The Task Success Rate metric evaluates whether the AI assistant successfully helped the user achieve their goal. Works with both single-turn and multi-turn conversations.

How It Works

  1. Goal Inference — analyzes the dialogue to understand the user's goal
  2. Criteria Generation — generates specific success criteria (minimum 1-2)
  3. Verdict Generation — evaluates each criterion using the 5-level scale
  4. Score Aggregation — combines verdicts using temperature-controlled softmax

Parameters

Parameter Type Default Description
model str required LLM model ("gpt-4o", "anthropic:claude-3-5-sonnet-latest", "google:gemini-2.0-flash", "ollama:llama3", or CustomLLMClient)
threshold float 0.7 Minimum score to pass
temperature float 0.5 Aggregation strictness

Required Fields

Field Required
input Yes
actual_output Yes

Usage

Single-Turn

from eval_lib import TaskSuccessRateMetric, EvalTestCase, evaluate
import asyncio

test_case = EvalTestCase(
    input="Help me write a regex to match email addresses.",
    actual_output="Here's a regex for email matching: `[a-zA-Z0-9._%+-]+@[a-zA-Z0-9.-]+\\.[a-zA-Z]{2,}`. This handles most standard email formats."
)

metric = TaskSuccessRateMetric(model="gpt-4o", threshold=0.7)
results = asyncio.run(evaluate([test_case], [metric]))
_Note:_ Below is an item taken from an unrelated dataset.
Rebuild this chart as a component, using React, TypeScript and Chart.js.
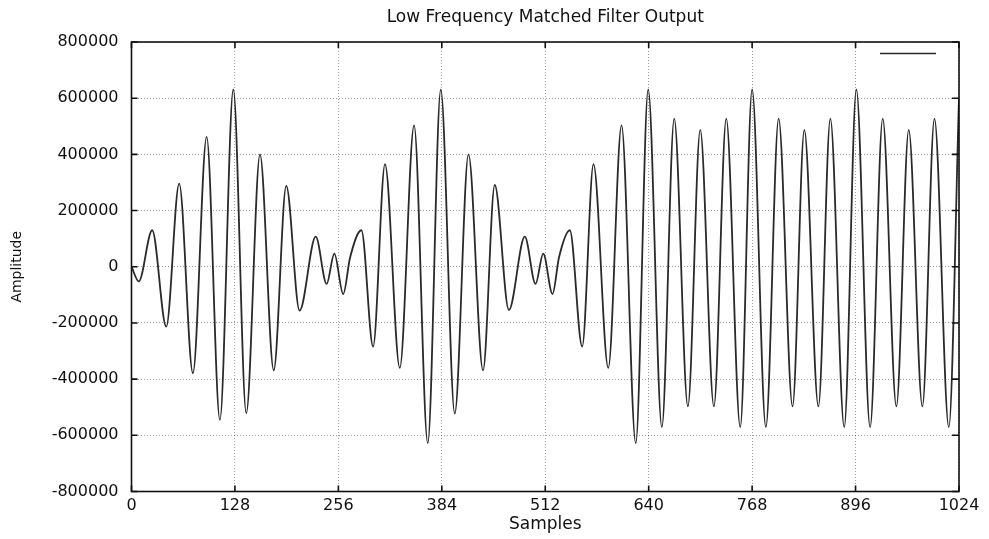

Multi-Turn (Conversational)

from eval_lib import (
    ConversationalEvalTestCase,
    EvalTestCase,
    evaluate_conversations,
    TaskSuccessRateMetric,
)

conversation = ConversationalEvalTestCase(
    turns=[
        EvalTestCase(
            input="I need to set up a CI/CD pipeline for my Node.js project.",
            actual_output="I can help with that! Are you using GitHub Actions, GitLab CI, or another platform?"
        ),
        EvalTestCase(
            input="GitHub Actions.",
            actual_output="Here's a workflow file for your Node.js project: [provides complete .github/workflows/ci.yml with test, lint, and deploy steps]"
        ),
        EvalTestCase(
            input="Can you add caching for node_modules?",
            actual_output="Sure! Add this caching step: [provides cache action configuration with hash-based key]"
        ),
    ]
)

metric = TaskSuccessRateMetric(model="gpt-4o", threshold=0.7)
results = asyncio.run(evaluate_conversations([conversation], [metric]))

Cost

4 LLM API calls per evaluation.

Tips

  • Use with Tool Correctness for agents that use tools to complete tasks
  • For multi-turn conversations, the metric considers the entire dialogue trajectory
  • Set lower threshold (0.5) for complex, open-ended tasks